START Supplied material

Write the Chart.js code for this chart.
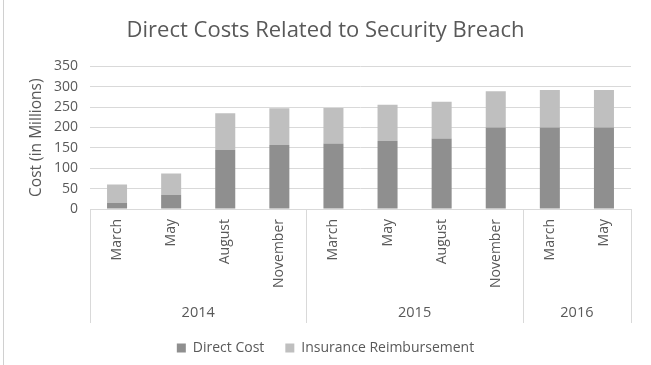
<!DOCTYPE html>
<html>
<head>
<meta charset="utf-8">
<script src="https://cdn.jsdelivr.net/npm/chart.js@4"></script>
<style>
  html, body { margin: 0; padding: 0; background: #ffffff; }
  #wrap { position: relative; width: 651px; height: 365px; }
</style>
</head>
<body>
<div id="wrap"><canvas id="c" width="651" height="365"></canvas></div>
<script>
// ---- data ----
const months = ["March", "May", "August", "November", "March", "May", "August", "November", "March", "May"];
const years = ["2014", "2015", "2016"];
const yearSpans = [4, 4, 2];
const directCost = [15, 35, 145, 157, 161, 167, 173, 200, 200, 200];
const insuranceReimbursement = [45, 52, 90, 90, 87, 89, 90, 89, 92, 92];
const yTicks = [0, 50, 100, 150, 200, 250, 300, 350];

const FONT = "'Open Sans'";
const TEXT = "#595959";
const GRID = "#d9d9d9";

const groupAxis = {
  id: "groupAxis",
  afterDraw(chart) {
    const ctx = chart.ctx;
    const x = chart.scales.x;
    const area = chart.chartArea;
    const top = area.bottom;
    const bottom = area.bottom + 114;
    const bounds = [area.left];
    let idx = 0;
    yearSpans.forEach((span) => {
      idx += span;
      if (idx < months.length) {
        bounds.push((x.getPixelForValue(idx - 1) + x.getPixelForValue(idx)) / 2);
      } else {
        bounds.push(area.right);
      }
    });
    ctx.save();
    ctx.strokeStyle = GRID;
    ctx.lineWidth = 1;
    bounds.forEach(b => {
      const bx = Math.round(b) + 0.5;
      ctx.beginPath();
      ctx.moveTo(bx, top);
      ctx.lineTo(bx, bottom);
      ctx.stroke();
    });
    ctx.fillStyle = TEXT;
    ctx.font = "14.5px " + FONT;
    ctx.textAlign = "center";
    ctx.textBaseline = "middle";
    years.forEach((y, i) => {
      ctx.fillText(y, (bounds[i] + bounds[i + 1]) / 2, area.bottom + 104);
    });
    // outer frame line on the left
    ctx.strokeStyle = "#d0d0d0";
    ctx.beginPath();
    ctx.moveTo(3.5, 0);
    ctx.lineTo(3.5, chart.height);
    ctx.stroke();
    ctx.restore();
  }
};

new Chart(document.getElementById("c"), {
  type: "bar",
  data: {
    labels: months,
    datasets: [
      { label: "Direct Cost", data: directCost, backgroundColor: "#8f8f8f", barPercentage: 0.37, categoryPercentage: 1.0 },
      { label: "Insurance Reimbursement", data: insuranceReimbursement, backgroundColor: "#bfbfbf", barPercentage: 0.37, categoryPercentage: 1.0 }
    ]
  },
  options: {
    responsive: false,
    animation: false,
    devicePixelRatio: 1,
    layout: { padding: { left: 0, right: 0, top: 0, bottom: 0 } },
    plugins: {
      title: {
        display: true,
        text: "Direct Costs Related to Security Breach",
        color: TEXT,
        font: { family: FONT, size: 22, weight: "normal" },
        padding: { top: 18, bottom: 22 }
      },
      legend: {
        position: "bottom",
        labels: {
          color: TEXT,
          font: { family: FONT, size: 14 },
          boxWidth: 9,
          boxHeight: 9,
          padding: 21
        }
      },
      tooltip: { enabled: false }
    },
    scales: {
      x: {
        stacked: true,
        grid: { display: false, drawTicks: false },
        border: { display: false },
        ticks: {
          color: TEXT,
          font: { family: FONT, size: 14 },
          minRotation: 90,
          maxRotation: 90,
          autoSkip: false,
          padding: 10
        },
        afterFit(scale) { scale.height = 111; }
      },
      y: {
        stacked: true,
        min: 0,
        max: 350,
        grid: { color: GRID, drawTicks: false },
        border: { display: false },
        afterBuildTicks(scale) { scale.ticks = yTicks.map(v => ({ value: v })); },
        ticks: {
          color: TEXT,
          font: { family: FONT, size: 14 },
          autoSkip: false,
          padding: 12
        },
        title: {
          display: true,
          text: "Cost (in Millions)",
          color: TEXT,
          font: { family: FONT, size: 15.5 },
          padding: { top: 27, bottom: 0 }
        },
        afterFit(scale) { scale.width = 90; }
      },
      rightSpace: {
        type: "linear",
        position: "right",
        display: true,
        grid: { display: false, drawTicks: false },
        border: { display: false },
        ticks: { display: false },
        afterFit(scale) { scale.width = 20; }
      }
    }
  },
  plugins: [groupAxis]
});
</script>
</body>
</html>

END Supplied material

Reproduce the whole listing word for word, setting aside any pictures.

Write the Chart.js code for this chart.
<!DOCTYPE html>
<html>
<head>
<meta charset="utf-8">
<script src="https://cdn.jsdelivr.net/npm/chart.js@4"></script>
<style>
  html, body { margin: 0; padding: 0; background: #ffffff; }
  #wrap { position: relative; width: 651px; height: 365px; }
</style>
</head>
<body>
<div id="wrap"><canvas id="c" width="651" height="365"></canvas></div>
<script>
// ---- data ----
const months = ["March", "May", "August", "November", "March", "May", "August", "November", "March", "May"];
const years = ["2014", "2015", "2016"];
const yearSpans = [4, 4, 2];
const directCost = [15, 35, 145, 157, 161, 167, 173, 200, 200, 200];
const insuranceReimbursement = [45, 52, 90, 90, 87, 89, 90, 89, 92, 92];
const yTicks = [0, 50, 100, 150, 200, 250, 300, 350];

const FONT = "'Open Sans'";
const TEXT = "#595959";
const GRID = "#d9d9d9";

const groupAxis = {
  id: "groupAxis",
  afterDraw(chart) {
    const ctx = chart.ctx;
    const x = chart.scales.x;
    const area = chart.chartArea;
    const top = area.bottom;
    const bottom = area.bottom + 114;
    const bounds = [area.left];
    let idx = 0;
    yearSpans.forEach((span) => {
      idx += span;
      if (idx < months.length) {
        bounds.push((x.getPixelForValue(idx - 1) + x.getPixelForValue(idx)) / 2);
      } else {
        bounds.push(area.right);
      }
    });
    ctx.save();
    ctx.strokeStyle = GRID;
    ctx.lineWidth = 1;
    bounds.forEach(b => {
      const bx = Math.round(b) + 0.5;
      ctx.beginPath();
      ctx.moveTo(bx, top);
      ctx.lineTo(bx, bottom);
      ctx.stroke();
    });
    ctx.fillStyle = TEXT;
    ctx.font = "14.5px " + FONT;
    ctx.textAlign = "center";
    ctx.textBaseline = "middle";
    years.forEach((y, i) => {
      ctx.fillText(y, (bounds[i] + bounds[i + 1]) / 2, area.bottom + 104);
    });
    // outer frame line on the left
    ctx.strokeStyle = "#d0d0d0";
    ctx.beginPath();
    ctx.moveTo(3.5, 0);
    ctx.lineTo(3.5, chart.height);
    ctx.stroke();
    ctx.restore();
  }
};

new Chart(document.getElementById("c"), {
  type: "bar",
  data: {
    labels: months,
    datasets: [
      { label: "Direct Cost", data: directCost, backgroundColor: "#8f8f8f", barPercentage: 0.37, categoryPercentage: 1.0 },
      { label: "Insurance Reimbursement", data: insuranceReimbursement, backgroundColor: "#bfbfbf", barPercentage: 0.37, categoryPercentage: 1.0 }
    ]
  },
  options: {
    responsive: false,
    animation: false,
    devicePixelRatio: 1,
    layout: { padding: { left: 0, right: 0, top: 0, bottom: 0 } },
    plugins: {
      title: {
        display: true,
        text: "Direct Costs Related to Security Breach",
        color: TEXT,
        font: { family: FONT, size: 22, weight: "normal" },
        padding: { top: 18, bottom: 22 }
      },
      legend: {
        position: "bottom",
        labels: {
          color: TEXT,
          font: { family: FONT, size: 14 },
          boxWidth: 9,
          boxHeight: 9,
          padding: 21
        }
      },
      tooltip: { enabled: false }
    },
    scales: {
      x: {
        stacked: true,
        grid: { display: false, drawTicks: false },
        border: { display: false },
        ticks: {
          color: TEXT,
          font: { family: FONT, size: 14 },
          minRotation: 90,
          maxRotation: 90,
          autoSkip: false,
          padding: 10
        },
        afterFit(scale) { scale.height = 111; }
      },
      y: {
        stacked: true,
        min: 0,
        max: 350,
        grid: { color: GRID, drawTicks: false },
        border: { display: false },
        afterBuildTicks(scale) { scale.ticks = yTicks.map(v => ({ value: v })); },
        ticks: {
          color: TEXT,
          font: { family: FONT, size: 14 },
          autoSkip: false,
          padding: 12
        },
        title: {
          display: true,
          text: "Cost (in Millions)",
          color: TEXT,
          font: { family: FONT, size: 15.5 },
          padding: { top: 27, bottom: 0 }
        },
        afterFit(scale) { scale.width = 90; }
      },
      rightSpace: {
        type: "linear",
        position: "right",
        display: true,
        grid: { display: false, drawTicks: false },
        border: { display: false },
        ticks: { display: false },
        afterFit(scale) { scale.width = 20; }
      }
    }
  },
  plugins: [groupAxis]
});
</script>
</body>
</html>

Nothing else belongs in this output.